EU negotiations also gave Estonia the impetus to develop tools for monitoring drug use and epidemics. Further, the country had to improve the quality and coverage of its drug-use and infection statistics and set up a focal point to report to the EMCDDA. For its part, the EMCDDA brought attention to Estonia’s HIV epidemic. The centre worried that outbreaks in Eastern Europe could result in a pan-European epidemic, so new members have been pressured to improve harm-reduction measures like needle exchanges and methadone treatment. With the EMCDDA continually monitoring the situation and the Global Fund and the Estonian government providing funding, control of the HIV epidemic is getting on track.
There is one area, however, in which the EU seems powerless: it cannot erase the stigma against Russian-speakers. The Russian Federation’s policies toward Estonia don’t help the situation. To this day, Russia continues to play mind games with its neighbour to the west. The Kremlin put off signing a border treaty with Estonia for almost a decade. Having finally agreed to sign in 2004, the Russian Federation reneged on its intent after Estonia ratified the treaty with a preamble (of no legal bearing) referencing the “Soviet aggression against Estonia in 1940.” Estonia has little to fear from these antics as its borders are now also those of the European Union, but Russia’s actions give plenty of fodder for ethnic Estonians looking to validate their mistrust of Russian-speakers.

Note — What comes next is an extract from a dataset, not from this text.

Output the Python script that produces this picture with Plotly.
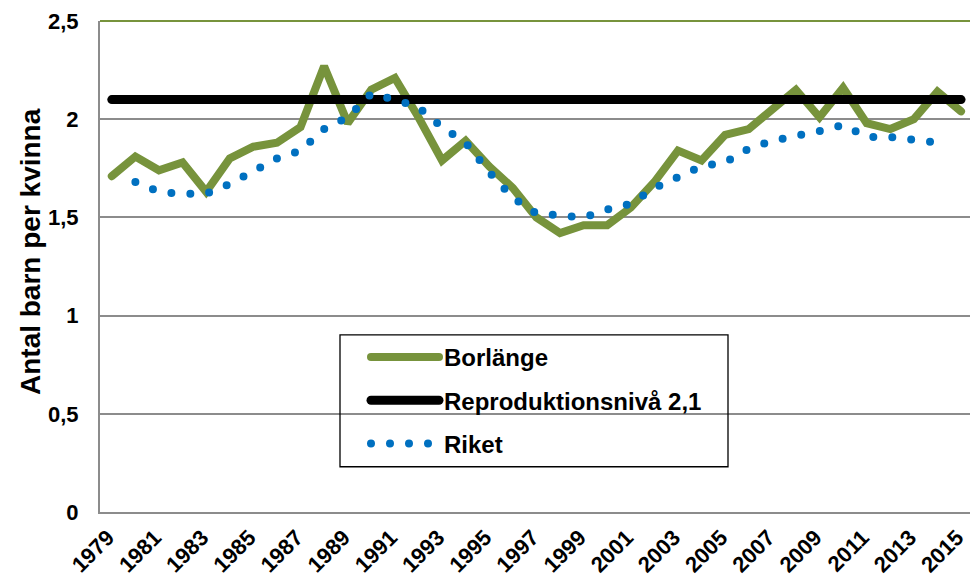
import plotly.graph_objects as go

years = list(range(1979, 2016))
borlange = [1.71, 1.81, 1.74, 1.78, 1.63, 1.80, 1.86, 1.88, 1.96, 2.27,
            1.98, 2.15, 2.21, 2.01, 1.79, 1.89, 1.76, 1.65, 1.50, 1.42,
            1.46, 1.46, 1.55, 1.68, 1.84, 1.79, 1.92, 1.95, 2.05, 2.15,
            2.01, 2.16, 1.98, 1.95, 2.00, 2.14, 2.04]
repro_years = list(range(1979, 2016))
repro = [2.1] * len(repro_years)
riket_years = list(range(1980, 2015))
riket = [1.68, 1.63, 1.62, 1.62, 1.67, 1.74, 1.80, 1.84, 1.95, 2.01,
         2.13, 2.10, 2.06, 1.96, 1.88, 1.73, 1.60, 1.52, 1.51, 1.50,
         1.54, 1.57, 1.65, 1.71, 1.76, 1.78, 1.85, 1.89, 1.91, 1.94,
         1.97, 1.91, 1.91, 1.90, 1.88]

xtick_vals = list(range(1979, 2016, 2))
xtick_text = [str(v) for v in xtick_vals]
ytick_vals = [0, 0.5, 1, 1.5, 2, 2.5]
ytick_text = ["0", "0,5", "1", "1,5", "2", "2,5"]

GREEN = "#77933C"
BLUE = "#0070C0"
GRID = "#8C8C8C"
FONT = "Liberation Sans"

fig = go.Figure()
fig.add_trace(go.Scatter(x=years, y=borlange, mode="lines", name="Borlänge",
                         legendgroup="a",
                         line=dict(color=GREEN, width=8)))
fig.add_trace(go.Scatter(x=repro_years, y=repro, mode="lines",
                         name="Reproduktionsnivå 2,1", legendgroup="b",
                         line=dict(color="black", width=9)))
fig.add_trace(go.Scatter(x=riket_years, y=riket, mode="lines", name="Riket",
                         legendgroup="c",
                         line=dict(color=BLUE, width=8, dash="0px,19px")))

fig.update_layout(
    width=970, height=577, autosize=False,
    margin=dict(l=100, r=0, t=21, b=65, autoexpand=False),
    paper_bgcolor="white", plot_bgcolor="white",
    font=dict(family=FONT, color="black", weight="bold"),
    showlegend=True,
    legend=dict(x=(366 - 100) / 870, y=(512.3 - 335) / 491.6,
                xanchor="left", yanchor="top",
                bgcolor="rgba(0,0,0,0)", borderwidth=0,
                font=dict(family=FONT, size=24, color="black", weight="bold"),
                itemwidth=68, tracegroupgap=9, traceorder="grouped"),
    xaxis=dict(range=[1978.5, 2015.38], tickmode="array",
               tickvals=xtick_vals, ticktext=xtick_text, tickangle=-45,
               tickfont=dict(family=FONT, size=22, weight="bold"),
               showgrid=False, zeroline=False, showline=True,
               linecolor=GRID, linewidth=2, ticks="", ticklabelstandoff=2,
               ticklabelshift=-4,
               ticklabeloverflow="allow", automargin=False),
    yaxis=dict(range=[0, 2.5], tickmode="array", tickvals=ytick_vals,
               ticktext=ytick_text,
               tickfont=dict(family=FONT, size=22, weight="bold"),
               showgrid=True, gridcolor=GRID, gridwidth=2, zeroline=False,
               showline=True, linecolor=GRID, linewidth=2, ticks="",
               ticklabelstandoff=15, automargin=False),
    shapes=[
        dict(type="line", xref="paper", yref="paper", x0=0, x1=1, y0=1, y1=1,
             line=dict(color=GREEN, width=2)),
        dict(type="rect", xref="paper", yref="paper",
             x0=(340 - 100) / 870, x1=(728 - 100) / 870,
             y0=(512.3 - 467) / 491.6, y1=(512.3 - 335) / 491.6,
             line=dict(color="black", width=1.3), fillcolor="rgba(0,0,0,0)"),
    ],
    annotations=[
        dict(text="Antal barn per kvinna", xref="paper", yref="paper",
             x=(30 - 100) / 870, y=(512.3 - 252) / 491.6,
             xanchor="center", yanchor="middle", textangle=-90,
             showarrow=False,
             font=dict(family=FONT, size=28, color="black", weight="bold")),
    ],
)

post = """
document.body.style.margin = '0';
document.body.style.padding = '0';
var st = document.createElement('style');
st.textContent = 'body{margin:0 !important;} .scatterlayer .js-line{stroke-linecap:round;} .legendlines path{stroke-linecap:round;}';
document.head.appendChild(st);
"""

fig.write_html("out.html", post_script=post,
               config={"displayModeBar": False})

Now that the pieces are in place to bring the HIV epidemic to a halt, the question of who has a right to be Estonian still lingers. From one point of view, citizenship is a basic human right that should not be denied. From another, countries have a right to protect their sovereignty, especially after years of occupation. Unfortunately, many like Roman have been stuck in the middle of this and suffered for it. And yet, they are clearly resilient. When the world doesn’t make sense, they make their own sense out of it.
Roman knows for sure that he will never apply for Russian citizenship. It would be easy for him to get but he doesn’t want it. He was born in Tallinn. He feels Estonian, not Russian. “It’s difficult,” he says, “but it’s my country.”
Without citizenship, it’s still hard for him to travel, and he’s heard rumours that prices will skyrocket when the euro replaces the Estonian kroon in 2007. Yet every night, he continues to perform the ultimate patriotic act: protecting his country from the disease that will eventually end his own life. His therapy is the night route, and each condom and needle he hands out, a way to make up for what he did as a heroin addict. He hopes that God and Estonia will be forgiving.